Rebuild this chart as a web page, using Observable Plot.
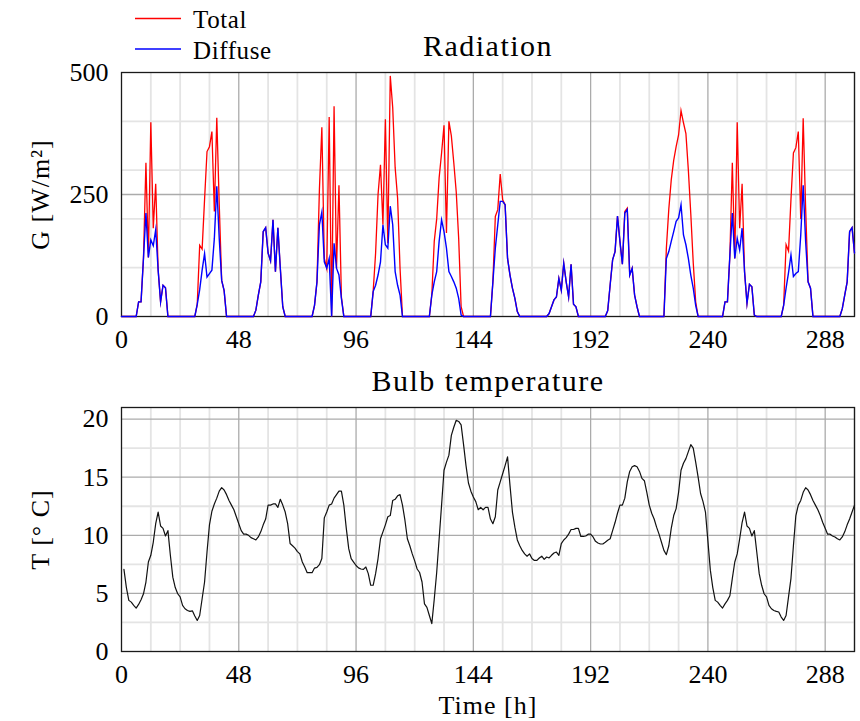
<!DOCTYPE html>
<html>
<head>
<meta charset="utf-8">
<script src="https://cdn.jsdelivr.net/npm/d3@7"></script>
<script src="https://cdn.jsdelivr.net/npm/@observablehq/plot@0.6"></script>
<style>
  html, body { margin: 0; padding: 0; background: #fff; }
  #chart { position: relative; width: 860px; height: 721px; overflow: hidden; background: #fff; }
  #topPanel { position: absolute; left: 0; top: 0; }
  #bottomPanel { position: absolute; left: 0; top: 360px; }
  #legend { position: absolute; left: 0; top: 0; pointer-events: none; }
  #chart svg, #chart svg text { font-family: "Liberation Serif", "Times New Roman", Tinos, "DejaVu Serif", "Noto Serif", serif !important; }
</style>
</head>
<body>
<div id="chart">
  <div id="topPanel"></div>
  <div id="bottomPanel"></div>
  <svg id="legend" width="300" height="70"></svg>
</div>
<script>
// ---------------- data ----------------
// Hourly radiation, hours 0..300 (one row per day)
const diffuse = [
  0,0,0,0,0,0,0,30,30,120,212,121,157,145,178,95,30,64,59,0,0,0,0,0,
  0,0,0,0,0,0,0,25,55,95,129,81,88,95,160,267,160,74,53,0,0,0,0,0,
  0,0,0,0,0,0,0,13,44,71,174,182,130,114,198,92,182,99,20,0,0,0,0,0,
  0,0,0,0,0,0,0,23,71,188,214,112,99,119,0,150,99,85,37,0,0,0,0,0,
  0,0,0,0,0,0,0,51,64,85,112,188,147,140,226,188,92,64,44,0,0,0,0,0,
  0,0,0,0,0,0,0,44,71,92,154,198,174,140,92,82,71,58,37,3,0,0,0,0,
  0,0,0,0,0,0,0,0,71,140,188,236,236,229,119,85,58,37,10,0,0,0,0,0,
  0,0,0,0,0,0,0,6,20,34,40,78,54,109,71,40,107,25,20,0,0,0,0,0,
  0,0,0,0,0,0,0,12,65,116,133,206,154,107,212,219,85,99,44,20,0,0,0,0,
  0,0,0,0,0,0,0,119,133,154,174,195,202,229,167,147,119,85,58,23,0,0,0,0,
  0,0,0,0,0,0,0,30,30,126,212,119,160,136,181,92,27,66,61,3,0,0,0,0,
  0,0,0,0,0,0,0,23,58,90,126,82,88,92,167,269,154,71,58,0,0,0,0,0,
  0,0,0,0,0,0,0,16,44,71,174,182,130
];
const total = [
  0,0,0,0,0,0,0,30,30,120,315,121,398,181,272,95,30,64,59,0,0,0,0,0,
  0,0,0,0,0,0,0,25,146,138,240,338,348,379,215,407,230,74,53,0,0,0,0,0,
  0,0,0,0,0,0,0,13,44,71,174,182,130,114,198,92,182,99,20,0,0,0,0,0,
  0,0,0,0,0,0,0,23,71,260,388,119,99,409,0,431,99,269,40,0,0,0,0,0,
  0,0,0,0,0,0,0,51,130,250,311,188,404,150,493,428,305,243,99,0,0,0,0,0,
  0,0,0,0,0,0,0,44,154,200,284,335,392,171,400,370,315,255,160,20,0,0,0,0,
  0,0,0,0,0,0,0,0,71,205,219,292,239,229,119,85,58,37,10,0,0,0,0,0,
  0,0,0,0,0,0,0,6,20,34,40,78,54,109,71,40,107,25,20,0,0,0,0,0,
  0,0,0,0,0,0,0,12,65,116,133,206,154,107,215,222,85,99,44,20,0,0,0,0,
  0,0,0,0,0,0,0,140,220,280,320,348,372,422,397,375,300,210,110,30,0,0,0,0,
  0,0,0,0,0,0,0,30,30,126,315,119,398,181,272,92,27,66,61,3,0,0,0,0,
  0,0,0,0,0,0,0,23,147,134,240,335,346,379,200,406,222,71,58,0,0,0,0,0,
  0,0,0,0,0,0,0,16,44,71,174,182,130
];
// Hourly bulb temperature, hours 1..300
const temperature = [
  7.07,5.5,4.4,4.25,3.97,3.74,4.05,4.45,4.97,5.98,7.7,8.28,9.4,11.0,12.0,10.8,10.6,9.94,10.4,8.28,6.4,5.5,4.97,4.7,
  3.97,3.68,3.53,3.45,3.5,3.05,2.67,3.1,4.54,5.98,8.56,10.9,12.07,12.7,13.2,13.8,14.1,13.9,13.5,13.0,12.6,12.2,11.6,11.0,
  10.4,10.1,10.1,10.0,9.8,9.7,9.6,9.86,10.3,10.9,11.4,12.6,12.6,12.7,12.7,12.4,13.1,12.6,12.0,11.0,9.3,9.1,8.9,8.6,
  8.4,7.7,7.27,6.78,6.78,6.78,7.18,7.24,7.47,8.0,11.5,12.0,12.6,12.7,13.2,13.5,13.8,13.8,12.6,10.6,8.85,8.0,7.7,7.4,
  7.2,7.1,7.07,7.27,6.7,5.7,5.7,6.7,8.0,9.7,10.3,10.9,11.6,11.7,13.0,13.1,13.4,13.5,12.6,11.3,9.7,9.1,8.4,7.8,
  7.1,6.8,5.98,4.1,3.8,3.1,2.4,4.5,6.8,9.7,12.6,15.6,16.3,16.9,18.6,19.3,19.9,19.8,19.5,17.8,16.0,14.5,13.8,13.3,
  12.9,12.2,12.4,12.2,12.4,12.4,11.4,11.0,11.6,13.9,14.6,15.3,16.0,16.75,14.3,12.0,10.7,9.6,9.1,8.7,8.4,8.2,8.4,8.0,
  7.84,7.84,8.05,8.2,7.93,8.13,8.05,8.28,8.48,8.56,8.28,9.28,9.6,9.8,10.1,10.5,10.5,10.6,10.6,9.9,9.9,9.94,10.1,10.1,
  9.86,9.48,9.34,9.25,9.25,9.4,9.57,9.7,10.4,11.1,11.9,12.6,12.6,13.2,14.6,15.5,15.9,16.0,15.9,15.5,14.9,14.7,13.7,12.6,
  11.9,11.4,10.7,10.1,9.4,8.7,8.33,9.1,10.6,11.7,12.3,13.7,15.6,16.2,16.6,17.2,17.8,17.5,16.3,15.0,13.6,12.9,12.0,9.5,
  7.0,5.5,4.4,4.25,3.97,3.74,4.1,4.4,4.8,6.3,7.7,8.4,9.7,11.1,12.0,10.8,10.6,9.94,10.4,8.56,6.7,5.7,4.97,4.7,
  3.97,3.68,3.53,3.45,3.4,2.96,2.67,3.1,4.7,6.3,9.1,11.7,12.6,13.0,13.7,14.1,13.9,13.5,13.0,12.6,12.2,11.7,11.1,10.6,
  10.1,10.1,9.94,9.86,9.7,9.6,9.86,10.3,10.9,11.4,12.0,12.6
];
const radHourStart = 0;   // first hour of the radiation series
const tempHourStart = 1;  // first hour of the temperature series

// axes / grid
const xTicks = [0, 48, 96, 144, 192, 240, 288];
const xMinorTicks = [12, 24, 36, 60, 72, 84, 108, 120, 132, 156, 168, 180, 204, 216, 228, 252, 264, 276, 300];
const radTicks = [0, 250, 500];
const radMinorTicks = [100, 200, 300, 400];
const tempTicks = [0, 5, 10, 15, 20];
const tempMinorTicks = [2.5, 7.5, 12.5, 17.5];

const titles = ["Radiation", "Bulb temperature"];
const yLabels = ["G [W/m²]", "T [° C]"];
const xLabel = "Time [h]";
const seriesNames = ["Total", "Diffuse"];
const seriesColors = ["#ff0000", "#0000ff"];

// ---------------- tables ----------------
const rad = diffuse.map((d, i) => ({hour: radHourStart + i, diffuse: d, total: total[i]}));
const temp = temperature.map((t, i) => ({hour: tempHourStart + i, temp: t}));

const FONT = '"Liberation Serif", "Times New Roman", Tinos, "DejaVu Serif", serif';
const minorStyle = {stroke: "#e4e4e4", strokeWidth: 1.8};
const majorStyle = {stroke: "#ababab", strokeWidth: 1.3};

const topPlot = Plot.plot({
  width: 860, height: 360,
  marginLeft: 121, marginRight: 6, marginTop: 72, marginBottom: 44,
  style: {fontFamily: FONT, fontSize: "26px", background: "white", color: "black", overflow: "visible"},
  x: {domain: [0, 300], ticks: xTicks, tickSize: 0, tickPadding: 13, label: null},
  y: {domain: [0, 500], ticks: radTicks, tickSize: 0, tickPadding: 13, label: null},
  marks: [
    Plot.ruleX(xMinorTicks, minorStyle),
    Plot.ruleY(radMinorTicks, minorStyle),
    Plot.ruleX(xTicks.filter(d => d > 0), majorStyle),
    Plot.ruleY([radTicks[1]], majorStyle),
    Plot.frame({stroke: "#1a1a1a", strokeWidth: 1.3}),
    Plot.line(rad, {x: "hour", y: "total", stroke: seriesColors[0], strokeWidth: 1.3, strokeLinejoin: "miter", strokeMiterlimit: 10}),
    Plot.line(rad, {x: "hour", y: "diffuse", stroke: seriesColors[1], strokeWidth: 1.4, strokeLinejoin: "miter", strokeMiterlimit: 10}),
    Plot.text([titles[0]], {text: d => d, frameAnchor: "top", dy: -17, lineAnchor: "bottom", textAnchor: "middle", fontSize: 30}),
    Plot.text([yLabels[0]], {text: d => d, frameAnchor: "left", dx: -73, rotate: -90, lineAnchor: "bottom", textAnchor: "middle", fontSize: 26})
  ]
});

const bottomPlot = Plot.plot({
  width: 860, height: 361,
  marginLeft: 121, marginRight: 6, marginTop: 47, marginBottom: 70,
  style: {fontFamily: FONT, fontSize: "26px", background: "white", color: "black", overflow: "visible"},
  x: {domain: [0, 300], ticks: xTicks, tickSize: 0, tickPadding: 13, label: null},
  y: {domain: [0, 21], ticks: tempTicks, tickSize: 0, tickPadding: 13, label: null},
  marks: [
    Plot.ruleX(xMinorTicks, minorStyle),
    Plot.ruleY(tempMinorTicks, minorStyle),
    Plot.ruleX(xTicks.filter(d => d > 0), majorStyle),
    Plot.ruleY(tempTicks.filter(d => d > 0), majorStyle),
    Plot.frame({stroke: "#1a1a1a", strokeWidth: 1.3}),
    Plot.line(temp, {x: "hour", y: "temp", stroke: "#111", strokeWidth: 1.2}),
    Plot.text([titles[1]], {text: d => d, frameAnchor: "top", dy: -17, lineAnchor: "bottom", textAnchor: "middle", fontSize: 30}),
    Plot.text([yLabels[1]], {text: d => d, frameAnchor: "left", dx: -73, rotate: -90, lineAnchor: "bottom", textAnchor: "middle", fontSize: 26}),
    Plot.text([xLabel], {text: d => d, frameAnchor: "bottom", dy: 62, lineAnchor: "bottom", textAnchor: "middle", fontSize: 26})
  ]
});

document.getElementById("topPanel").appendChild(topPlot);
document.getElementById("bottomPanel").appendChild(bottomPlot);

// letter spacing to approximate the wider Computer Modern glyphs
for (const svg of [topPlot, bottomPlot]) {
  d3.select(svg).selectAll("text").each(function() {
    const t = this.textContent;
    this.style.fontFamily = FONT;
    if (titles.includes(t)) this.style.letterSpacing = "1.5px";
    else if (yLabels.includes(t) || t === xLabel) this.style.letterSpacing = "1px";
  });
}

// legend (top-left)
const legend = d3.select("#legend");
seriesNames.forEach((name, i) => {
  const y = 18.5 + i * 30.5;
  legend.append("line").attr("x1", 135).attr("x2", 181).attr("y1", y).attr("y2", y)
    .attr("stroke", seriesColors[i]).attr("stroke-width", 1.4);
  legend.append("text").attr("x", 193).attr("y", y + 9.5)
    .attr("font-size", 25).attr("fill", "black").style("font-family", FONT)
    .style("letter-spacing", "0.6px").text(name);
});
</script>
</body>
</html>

------------

## EXERCISE BRIEF
Copy all lines above containing the string "this".

## CORRECT RESPONSE
Rebuild this chart as a web page, using Observable Plot.
    const t = this.textContent;
    this.style.fontFamily = FONT;
    if (titles.includes(t)) this.style.letterSpacing = "1.5px";
    else if (yLabels.includes(t) || t === xLabel) this.style.letterSpacing = "1px";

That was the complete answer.